#### GIVEN INSTRUCTION
Repeat the material exactly from its first line to the line that includes "import * as". Skip pictures.

#### DATA PROVIDED

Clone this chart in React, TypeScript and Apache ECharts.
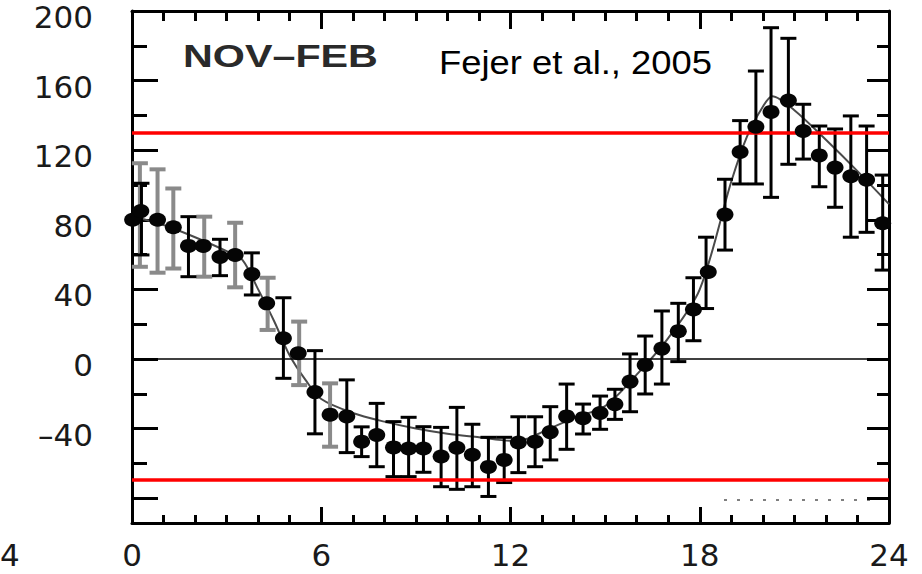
import React, { useEffect, useRef } from "react";
import * as echarts from "echarts";

// Local time (hours) and mean vertical drift (m/s) of the plotted points
const pointHours = [
  0.02, 0.28, 0.81, 1.31, 1.79, 2.26, 2.79, 3.27, 3.8, 4.27, 4.8, 5.27, 5.8,
  6.28, 6.81, 7.28, 7.76, 8.29, 8.77, 9.24, 9.8, 10.3, 10.79, 11.3, 11.8,
  12.25, 12.78, 13.26, 13.78, 14.3, 14.84, 15.31, 15.79, 16.27, 16.8, 17.32,
  17.8, 18.27, 18.8, 19.28, 19.78, 20.26, 20.81, 21.28, 21.79, 22.29, 22.79,
  23.29, 23.8,
];
const pointValues = [
  80, 85, 80, 75.7, 65, 65, 58.6, 59.8, 48.8, 32, 11.9, 3.3, -19,
  -32, -33, -47.5, -43.7, -50.8, -51.4, -51.4, -56, -51, -55, -62, -58,
  -48, -47.5, -42, -33, -34, -31, -26, -13, -3.4, 6, 16,
  28.5, 50, 83, 119, 133.5, 142, 148.5, 131, 117, 110, 105,
  103, 78,
];

// Error bars: [hour, low, high]
const blackBars: [number, number, number][] = [
  [0.3, 59.8, 101], [1.79, 47.3, 81.8], [2.79, 47.9, 68.8], [3.8, 36.8, 61],
  [4.8, -11.1, 35.2], [5.8, -43, 4.8], [6.81, -53.8, -12], [7.28, -56.1, -39],
  [7.76, -61.9, -25.5], [8.29, -67.6, -36], [8.77, -67.6, -33.5],
  [9.24, -65.1, -38.9], [9.8, -73.4, -39.3], [10.3, -74.9, -27.8],
  [10.79, -73.4, -37.5], [11.3, -79, -45], [11.8, -71, -45],
  [12.25, -65.3, -33.2], [12.78, -61.9, -33.2], [13.26, -58, -27.4],
  [13.78, -51.9, -14.4], [14.3, -43.1, -25.9], [14.84, -40.4, -21.3],
  [15.31, -34.7, -17.4], [15.79, -30.3, 2.9], [16.27, -20.1, 13.2],
  [16.8, -14.4, 27.6], [17.32, -1.5, 32], [17.8, 10.5, 46.7], [18.2, 29, 70],
  [18.8, 62.6, 103.3], [19.28, 100.6, 137], [19.78, 100.6, 165.5],
  [20.26, 92.9, 190.4], [20.81, 111.9, 184.3], [21.28, 114.9, 146.4],
  [21.79, 99, 133.9], [22.29, 87.2, 132.2], [22.79, 70, 139.7],
  [23.29, 72.8, 133.9], [23.8, 51.1, 105.7],
];
const grayBars: [number, number, number][] = [
  [0.25, 53, 112.5], [0.81, 49.6, 109], [1.31, 52, 98], [2.29, 47.3, 81.8],
  [3.27, 41.2, 78.3], [4.3, 16.7, 46.7], [5.3, -15, 21.5], [6.28, -50.4, -14],
];

// Smoothed fit curve
const fitHours = [
  0, 1, 2, 3, 3.5, 4, 4.5, 5, 5.5, 6, 7, 8, 9, 10, 11, 12, 12.5, 13, 14, 15,
  16, 17, 18, 19, 19.5, 20, 20.3, 21, 22, 23, 24,
];
const fitValues = [
  82, 77, 70, 62, 57, 40, 22, 2, -12, -23, -31, -36, -40, -43, -45, -47, -46,
  -42, -34, -27, -9, 12, 40, 102, 128, 145, 151, 143, 126, 108, 89,
];

// Reference levels
const zeroLevel = 0;
const redLevels = [130, -69.5];

// Axis ticks
const xTicksMajor = [0, 6, 12, 18, 24];
const yLabelValues = [-40, 0, 40, 80, 120, 160, 200];
const yMajorTicks = [-80, -40, 0, 40, 80, 120, 160, 200];
const yMinorTicks = [-60, -20, 20, 60, 100, 140, 180];

const Y_MIN = -94.25;
const Y_MAX = 200;

const labelFont = {
  fontFamily: "DejaVu Sans",
  fontSize: 31,
  color: "#1a1a1a",
};

function errorBarSeries(data: [number, number, number][], color: string, width: number, z: number) {
  return {
    type: "custom",
    xAxisIndex: 0,
    yAxisIndex: 0,
    z,
    encode: { x: 0, y: [1, 2] },
    data,
    renderItem: (params: any, api: any) => {
      const lo = api.coord([api.value(0), api.value(1)]);
      const hi = api.coord([api.value(0), api.value(2)]);
      const half = 8;
      const style = { stroke: color, lineWidth: width };
      return {
        type: "group",
        children: [
          { type: "line", shape: { x1: lo[0], y1: lo[1], x2: hi[0], y2: hi[1] }, style },
          { type: "line", shape: { x1: hi[0] - half, y1: hi[1], x2: hi[0] + half, y2: hi[1] }, style },
          { type: "line", shape: { x1: lo[0] - half, y1: lo[1], x2: lo[0] + half, y2: lo[1] }, style },
        ],
      };
    },
  };
}

function yAxisDef(position: "left" | "right", ticks: number[], length: number, showLine: boolean, showLabels: boolean) {
  return {
    type: "value",
    position,
    min: Y_MIN,
    max: Y_MAX,
    splitLine: { show: false },
    axisLine: { show: showLine, lineStyle: { color: "#000", width: 3 } },
    axisTick: {
      show: true,
      inside: true,
      length,
      customValues: ticks,
      lineStyle: { color: "#000", width: 3 },
    },
    axisLabel: showLabels
      ? {
          show: true,
          customValues: yLabelValues,
          margin: 39,
          verticalAlign: "top",
          lineHeight: 12,
          formatter: (v: number) => (v < 0 ? "\u2013" + Math.abs(v) : String(v)),
          ...labelFont,
        }
      : { show: false },
  };
}

function xAxisDef(position: "top" | "bottom", major: number, minor: number, showLabels: boolean) {
  return {
    type: "value",
    position,
    min: 0,
    max: 24,
    interval: 6,
    splitLine: { show: false },
    axisLine: { show: true, onZero: false, lineStyle: { color: "#000", width: 3 } },
    axisTick: { show: true, inside: true, length: major, lineStyle: { color: "#000", width: 3 } },
    minorTick: { show: true, splitNumber: 6, length: minor, lineStyle: { color: "#000", width: 3 } },
    axisLabel: showLabels
      ? { show: true, margin: 32, verticalAlign: "middle", ...labelFont, formatter: (v: number) => (xTicksMajor.includes(v) ? String(v) : "") }
      : { show: false },
  };
}

export default function App() {
  const ref = useRef<HTMLDivElement>(null);

  useEffect(() => {
    if (!ref.current) return;
    const chart = echarts.init(ref.current, null, { renderer: "svg" });

    const option: any = {
      animation: false,
      backgroundColor: "#fff",
      grid: { left: 132, right: 33, top: 11, bottom: 51, outerBoundsMode: "none" },
      xAxis: [xAxisDef("bottom", 16, 8, true), xAxisDef("top", 18, 10, false)],
      yAxis: [
        yAxisDef("left", yMajorTicks, 26, true, true),
        yAxisDef("left", yMinorTicks, 15, false, false),
        yAxisDef("right", yMajorTicks, 22, true, false),
        yAxisDef("right", yMinorTicks, 12, false, false),
      ],
      series: [
        {
          type: "line",
          xAxisIndex: 0,
          yAxisIndex: 0,
          z: 2,
          data: fitHours.map((h, i) => [h, fitValues[i]]),
          smooth: 0.3,
          showSymbol: false,
          lineStyle: { color: "#4a4a4a", width: 2 },
        },
        errorBarSeries(grayBars, "#8a8a8a", 4, 3),
        errorBarSeries(blackBars, "#000", 3, 4),
        {
          type: "scatter",
          xAxisIndex: 0,
          yAxisIndex: 0,
          z: 5,
          symbol: "circle",
          symbolSize: [17, 14],
          itemStyle: { color: "#050505", opacity: 1 },
          data: pointHours.map((h, i) => [h, pointValues[i]]),
        },
        {
          type: "line",
          xAxisIndex: 0,
          yAxisIndex: 0,
          z: 6,
          data: [],
          markLine: {
            silent: true,
            symbol: "none",
            label: { show: false },
            data: [
              { yAxis: zeroLevel, lineStyle: { color: "#000", width: 1.6, type: "solid" } },
              ...redLevels.map((v) => ({ yAxis: v, lineStyle: { color: "#ff0000", width: 3.5, type: "solid" } })),
            ],
          },
        },
      ],
      graphic: [
        {
          type: "text",
          x: 183,
          y: 56,
          scaleX: 1.29,
          style: {
            text: "NOV\u2013FEB",
            fontFamily: "Liberation Sans",
            fontWeight: "bold",
            fontSize: 32,
            fill: "#2a2a2a",
            verticalAlign: "middle",
            align: "left",
          },
        },
        {
          type: "text",
          x: 439,
          y: 62,
          scaleX: 1.07,
          style: {
            text: "Fejer et al., 2005",
            fontFamily: "Liberation Sans",
            fontSize: 34,
            fill: "#000",
            verticalAlign: "middle",
            align: "left",
          },
        },
        {
          type: "text",
          x: 0,
          y: 555,
          style: {
            text: "4",
            fontFamily: "DejaVu Sans",
            fontSize: 31,
            fill: "#1a1a1a",
            verticalAlign: "middle",
            align: "left",
          },
        },
        // stray dotted trace near the bottom right
        {
          type: "line",
          shape: { x1: 724, y1: 500, x2: 880, y2: 500 },
          style: { stroke: "#555", lineWidth: 1.5, lineDash: [3, 10] },
        },
      ],
    };

    chart.setOption(option);
    return () => chart.dispose();
  }, []);

  return (
    <div
      ref={ref}
      style={{ position: "fixed", left: 0, top: 0, width: 922, height: 574, background: "#fff" }}
    />
  );
}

#### FULL RESPONSE
Clone this chart in React, TypeScript and Apache ECharts.
import React, { useEffect, useRef } from "react";
import * as echarts from "echarts";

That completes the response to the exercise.